The most common in vitro cancer-cell culture methods rely on flat, 2-dimensional (2D) plastic culturing surfaces which are highly artificial and lack the 3-dimensional (3D) complexity of the tumor environment in the body. The metastatic potential of tumor cells is underpinned partly by their interactions with the extracellular matrix (ECM) whose properties differ between organs and is absent in 2D culturing. The reconstruction of organ-specific environments and the ECM support provided by them has shown promise in studying drug interactions in cultured cells1. By decellularizing native organs, the ECM remains intact and produces a more realistic biomaterial scaffold on which to grow cells. In this study, we used a human ovarian adenocarcinoma cell line (BG1) to compare traditional 2D monolayer culturing with two 3D methods: cells grown as multicellular spheroids in an agarose support that lacks ECM support, and on de-cellularised pig ovary scaffolds that are comprised of naturally occurring proteoglycan ECM proteins.

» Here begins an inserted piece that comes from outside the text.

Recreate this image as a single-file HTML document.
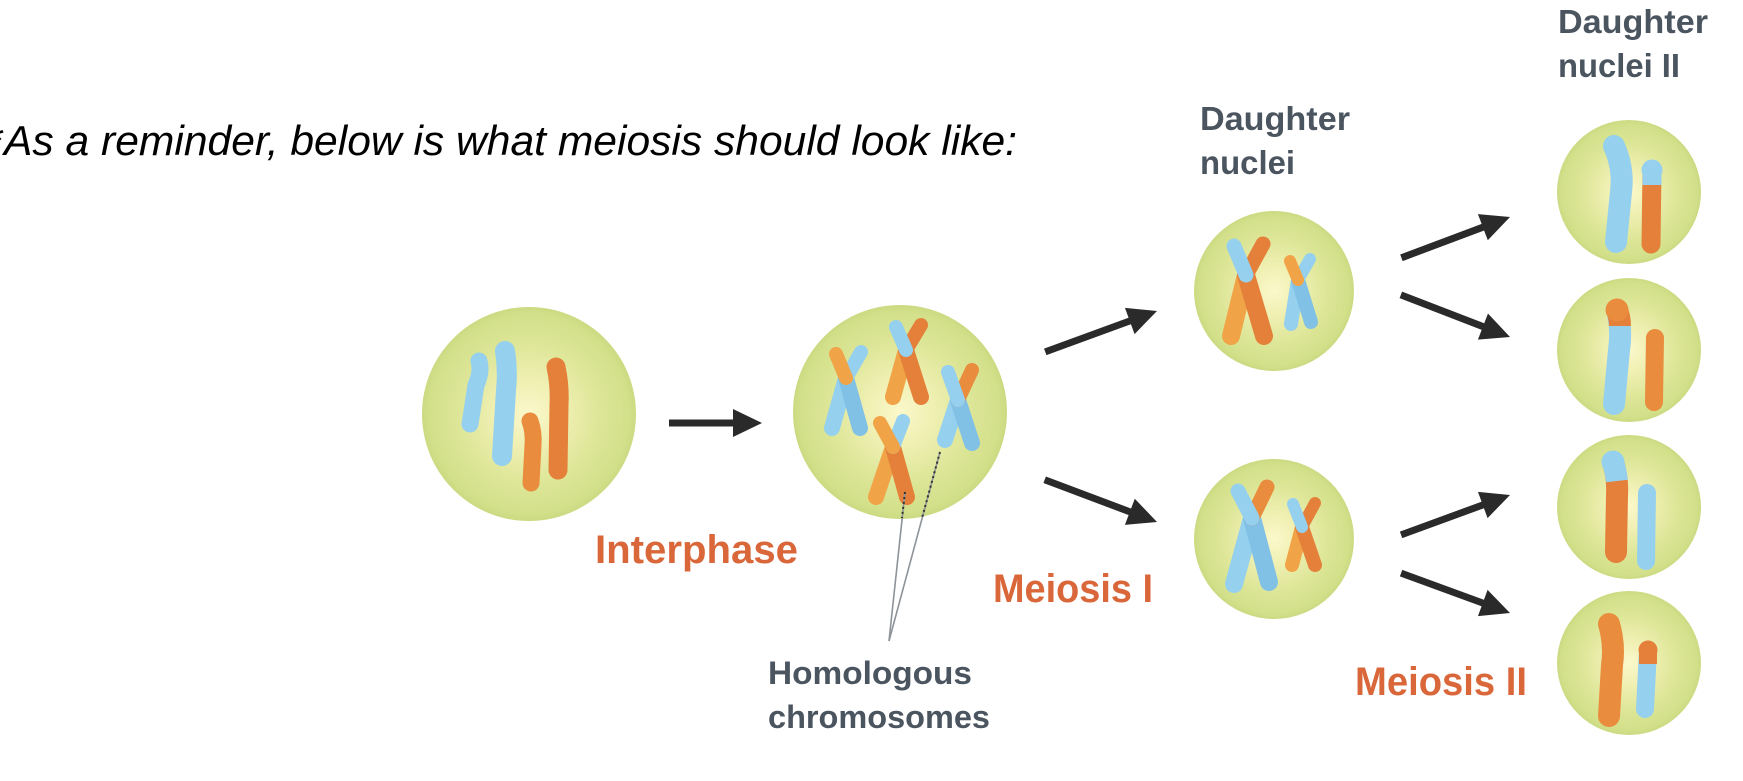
<!DOCTYPE html>
<html>
<head>
<meta charset="utf-8">
<style>
  html,body{margin:0;padding:0;background:#ffffff;}
  svg{display:block;}
</style>
</head>
<body>
<svg width="1743" height="781" viewBox="0 0 1743 781" xmlns="http://www.w3.org/2000/svg">
  <defs>
    <radialGradient id="cg" cx="50%" cy="50%" r="50%">
      <stop offset="0" stop-color="#fbf8cb"/>
      <stop offset="0.3" stop-color="#f0f0b3"/>
      <stop offset="0.7" stop-color="#dbe595"/>
      <stop offset="0.93" stop-color="#d3e08a"/>
      <stop offset="1" stop-color="#cbdb82"/>
    </radialGradient>
  </defs>

  <rect width="1743" height="781" fill="#ffffff"/>

  <!-- Top sentence -->
  <text x="-14" y="155" font-family="Liberation Sans, sans-serif" font-style="italic" font-size="42" fill="#000">*</text>
  <text x="4" y="155" font-family="Liberation Sans, sans-serif" font-style="italic" font-size="42" fill="#000" textLength="1013" lengthAdjust="spacingAndGlyphs">As a reminder, below is what meiosis should look like:</text>

  <!-- Cells -->
  <circle cx="529" cy="414" r="107" fill="url(#cg)"/>
  <circle cx="900" cy="412" r="107" fill="url(#cg)"/>
  <circle cx="1274" cy="291" r="80" fill="url(#cg)"/>
  <circle cx="1274" cy="539" r="80" fill="url(#cg)"/>
  <circle cx="1629" cy="192" r="72" fill="url(#cg)"/>
  <circle cx="1629" cy="350" r="72" fill="url(#cg)"/>
  <circle cx="1629" cy="507" r="72" fill="url(#cg)"/>
  <circle cx="1629" cy="663" r="72" fill="url(#cg)"/>

  <!-- Cell 1 chromosomes (interphase) -->
  <g fill="none" stroke-linecap="round" stroke-linejoin="round">
    <path d="M479,361 Q482,372 476,385 L470,424" stroke="#95d0ee" stroke-width="17"/>
    <path d="M505,351 Q508,370 506,390 L502,456" stroke="#95d0ee" stroke-width="20"/>
    <path d="M556,367 Q560,385 559,405 L558,470" stroke="#e4803a" stroke-width="19"/>
    <path d="M530,421 Q534,432 533,445 L531,483" stroke="#e98c3e" stroke-width="17"/>
  </g>

  <!-- Cell 2 X chromosomes -->
  <g fill="none" stroke-linecap="round">
    <!-- X1 -->
    <line x1="846" y1="378" x2="832" y2="428" stroke="#95d0ee" stroke-width="16"/>
    <line x1="846" y1="378" x2="860" y2="428" stroke="#80c1e5" stroke-width="16"/>
    <line x1="846" y1="378" x2="861" y2="352" stroke="#95d0ee" stroke-width="14"/>
    <line x1="846" y1="378" x2="836" y2="354" stroke="#f0a447" stroke-width="14"/>
    <!-- X2 -->
    <line x1="906" y1="350" x2="893" y2="397" stroke="#f0a447" stroke-width="16"/>
    <line x1="906" y1="350" x2="921" y2="397" stroke="#e4803a" stroke-width="16"/>
    <line x1="906" y1="350" x2="921" y2="325" stroke="#e4803a" stroke-width="14"/>
    <line x1="906" y1="350" x2="896" y2="327" stroke="#95d0ee" stroke-width="14"/>
    <!-- X3 -->
    <line x1="958" y1="400" x2="945" y2="440" stroke="#95d0ee" stroke-width="16"/>
    <line x1="958" y1="400" x2="972" y2="443" stroke="#80c1e5" stroke-width="16"/>
    <line x1="958" y1="400" x2="972" y2="370" stroke="#e98c3e" stroke-width="14"/>
    <line x1="958" y1="400" x2="948" y2="372" stroke="#95d0ee" stroke-width="14"/>
    <!-- X4 -->
    <line x1="893" y1="447" x2="876" y2="497" stroke="#f0a447" stroke-width="16"/>
    <line x1="893" y1="447" x2="907" y2="497" stroke="#e4803a" stroke-width="16"/>
    <line x1="893" y1="447" x2="903" y2="421" stroke="#95d0ee" stroke-width="14"/>
    <line x1="893" y1="447" x2="880" y2="423" stroke="#f0a447" stroke-width="14"/>
  </g>

  <!-- Pointer lines -->
  <g fill="none">
    <line x1="905" y1="492" x2="889" y2="641" stroke="#8d9398" stroke-width="1.6"/>
    <line x1="940" y1="452" x2="889" y2="641" stroke="#8d9398" stroke-width="1.6"/>
    <line x1="905" y1="492" x2="902" y2="518" stroke="#333" stroke-width="2" stroke-dasharray="2,3"/>
    <line x1="940" y1="452" x2="922" y2="518" stroke="#333" stroke-width="2" stroke-dasharray="2,3"/>
  </g>

  <!-- Cell 3 X chromosomes -->
  <g fill="none" stroke-linecap="round">
    <line x1="1246" y1="275" x2="1231" y2="336" stroke="#f0a447" stroke-width="18"/>
    <line x1="1246" y1="275" x2="1264" y2="336" stroke="#e4803a" stroke-width="18"/>
    <line x1="1246" y1="275" x2="1263" y2="244" stroke="#e4803a" stroke-width="15"/>
    <line x1="1246" y1="275" x2="1234" y2="246" stroke="#95d0ee" stroke-width="15"/>

    <line x1="1298" y1="280" x2="1291" y2="324" stroke="#95d0ee" stroke-width="14"/>
    <line x1="1298" y1="280" x2="1311" y2="322" stroke="#80c1e5" stroke-width="14"/>
    <line x1="1298" y1="280" x2="1310" y2="259" stroke="#95d0ee" stroke-width="12"/>
    <line x1="1298" y1="280" x2="1290" y2="261" stroke="#f0a447" stroke-width="12"/>
  </g>

  <!-- Cell 4 X chromosomes -->
  <g fill="none" stroke-linecap="round">
    <line x1="1252" y1="518" x2="1234" y2="584" stroke="#95d0ee" stroke-width="18"/>
    <line x1="1252" y1="518" x2="1269" y2="582" stroke="#80c1e5" stroke-width="18"/>
    <line x1="1252" y1="518" x2="1267" y2="487" stroke="#e98c3e" stroke-width="15"/>
    <line x1="1252" y1="518" x2="1238" y2="491" stroke="#95d0ee" stroke-width="15"/>

    <line x1="1302" y1="527" x2="1292" y2="565" stroke="#f0a447" stroke-width="14"/>
    <line x1="1302" y1="527" x2="1315" y2="565" stroke="#e4803a" stroke-width="14"/>
    <line x1="1302" y1="527" x2="1315" y2="503" stroke="#e4803a" stroke-width="12"/>
    <line x1="1302" y1="527" x2="1293" y2="504" stroke="#95d0ee" stroke-width="12"/>
  </g>

  <!-- Right cells chromosomes -->
  <g fill="none" stroke-linecap="round" stroke-linejoin="round">
    <!-- A -->
    <path d="M1614,146 Q1624,168 1621,192 L1616,242" stroke="#95d0ee" stroke-width="22"/>
    <line x1="1652" y1="170" x2="1651" y2="244" stroke="#e4803a" stroke-width="19"/>
    <line x1="1652" y1="170" x2="1652" y2="185" stroke="#95d0ee" stroke-width="19" stroke-linecap="butt"/>
    <circle cx="1652" cy="170" r="10.5" fill="#95d0ee" stroke="none"/>
    <!-- B -->
    <path d="M1617,310 Q1622,330 1619,350 L1614,404" stroke="#95d0ee" stroke-width="22"/>
    <path d="M1617,310 Q1620,318 1620,326" stroke="#e4803a" stroke-width="22" stroke-linecap="butt"/>
    <circle cx="1617" cy="310" r="11.5" fill="#e98c3e" stroke="none"/>
    <line x1="1655" y1="338" x2="1654" y2="402" stroke="#e98c3e" stroke-width="18"/>
    <!-- C -->
    <path d="M1613,462 Q1618,478 1617,495 L1616,552" stroke="#e4803a" stroke-width="22"/>
    <path d="M1613,462 Q1616,472 1617,481" stroke="#95d0ee" stroke-width="22" stroke-linecap="butt"/>
    <circle cx="1613" cy="462" r="11.5" fill="#95d0ee" stroke="none"/>
    <line x1="1647" y1="493" x2="1646" y2="561" stroke="#95d0ee" stroke-width="18"/>
    <!-- D -->
    <path d="M1609,624 Q1615,645 1612,665 L1609,716" stroke="#e98c3e" stroke-width="22"/>
    <line x1="1648" y1="650" x2="1645" y2="709" stroke="#95d0ee" stroke-width="18"/>
    <line x1="1648" y1="650" x2="1648" y2="664" stroke="#e4803a" stroke-width="18" stroke-linecap="butt"/>
    <circle cx="1648" cy="650" r="9.5" fill="#e4803a" stroke="none"/>
  </g>

  <!-- Arrows -->
  <g fill="#2a2a2a" stroke="#2a2a2a">
    <g transform="translate(762,423) rotate(0)">
      <line x1="-93" y1="0" x2="-20" y2="0" stroke-width="7"/>
      <polygon points="0,0 -29,-14 -29,14" stroke="none"/>
    </g>
    <g transform="translate(1157,311) rotate(-20.1)">
      <line x1="-119" y1="0" x2="-20" y2="0" stroke-width="7"/>
      <polygon points="0,0 -29,-14 -29,14" stroke="none"/>
    </g>
    <g transform="translate(1157,522) rotate(20.6)">
      <line x1="-120" y1="0" x2="-20" y2="0" stroke-width="7"/>
      <polygon points="0,0 -29,-14 -29,14" stroke="none"/>
    </g>
    <g transform="translate(1510,217) rotate(-20.6)">
      <line x1="-116" y1="0" x2="-20" y2="0" stroke-width="7"/>
      <polygon points="0,0 -29,-14 -29,14" stroke="none"/>
    </g>
    <g transform="translate(1510,337) rotate(21.1)">
      <line x1="-117" y1="0" x2="-20" y2="0" stroke-width="7"/>
      <polygon points="0,0 -29,-14 -29,14" stroke="none"/>
    </g>
    <g transform="translate(1510,495) rotate(-20.1)">
      <line x1="-116" y1="0" x2="-20" y2="0" stroke-width="7"/>
      <polygon points="0,0 -29,-14 -29,14" stroke="none"/>
    </g>
    <g transform="translate(1510,613) rotate(20.1)">
      <line x1="-116" y1="0" x2="-20" y2="0" stroke-width="7"/>
      <polygon points="0,0 -29,-14 -29,14" stroke="none"/>
    </g>
  </g>

  <!-- Labels -->
  <g font-family="Liberation Sans, sans-serif" font-weight="bold">
    <text x="595" y="563" font-size="40" fill="#d9673a" textLength="203" lengthAdjust="spacingAndGlyphs">Interphase</text>
    <text x="993" y="602" font-size="40" fill="#d9673a" textLength="160" lengthAdjust="spacingAndGlyphs">Meiosis I</text>
    <text x="1355" y="695" font-size="40" fill="#d9673a" textLength="172" lengthAdjust="spacingAndGlyphs">Meiosis II</text>

    <text x="768" y="684" font-size="32" fill="#4b5560" textLength="204" lengthAdjust="spacingAndGlyphs">Homologous</text>
    <text x="768" y="728" font-size="32" fill="#4b5560" textLength="222" lengthAdjust="spacingAndGlyphs">chromosomes</text>

    <text x="1200" y="130" font-size="33" fill="#4b5560" textLength="150" lengthAdjust="spacingAndGlyphs">Daughter</text>
    <text x="1200" y="174" font-size="33" fill="#4b5560" textLength="95" lengthAdjust="spacingAndGlyphs">nuclei</text>

    <text x="1558" y="33" font-size="33" fill="#4b5560" textLength="150" lengthAdjust="spacingAndGlyphs">Daughter</text>
    <text x="1558" y="77" font-size="33" fill="#4b5560" textLength="122" lengthAdjust="spacingAndGlyphs">nuclei II</text>
  </g>
</svg>
</body>
</html>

Membrane proteins were isolated from cells grown under the 2D and the two different 3D growth conditions, and the protein N-glycosylation profiled using PGC-LC coupled with ESI-MS/MS. The 3D spheroid-grown cells were found to be highly contaminated with serum glycans from the culture media, rendering this method of growth unfeasible for ‘omics analysis. The 2D-grown cells showed relatively high levels of protein oligo-mannosylation compared to the 3D-scaffold grown cells which produced more complex-type products of the N-glycan biosynthetic pathway. The de-N-glycosylated samples from 2D- and 3D on-scaffold grown cells were subsequently digested with trypsin and the peptides analysed using RP-LC-ESI-MS/MS. Of the 1389 proteins identified, 354 were differentially expressed between the two conditions with nucleic and cytoplasmic proteins generally higher in the 3D culture, while several mitochondrial proteins were lower in abundance. The results of this study demonstrate the markedly altered proteome and glycome produced by different in vitro culturing environments and the potential impacts on the outcomes and conclusions from different in vitro based studies of diseases.
(1) Guller, A.; Kuschnerus, I.; Rozova, V.; Nadort, A.; Yao, Y.; Khabir, Z.; Garcia-Bennett, A.; Liang, L.; Polikarpova, A.; Qian, Y.; Goldys, E. M.; Zvyagin, A. V. Biomedicines 2021, 9, 1578.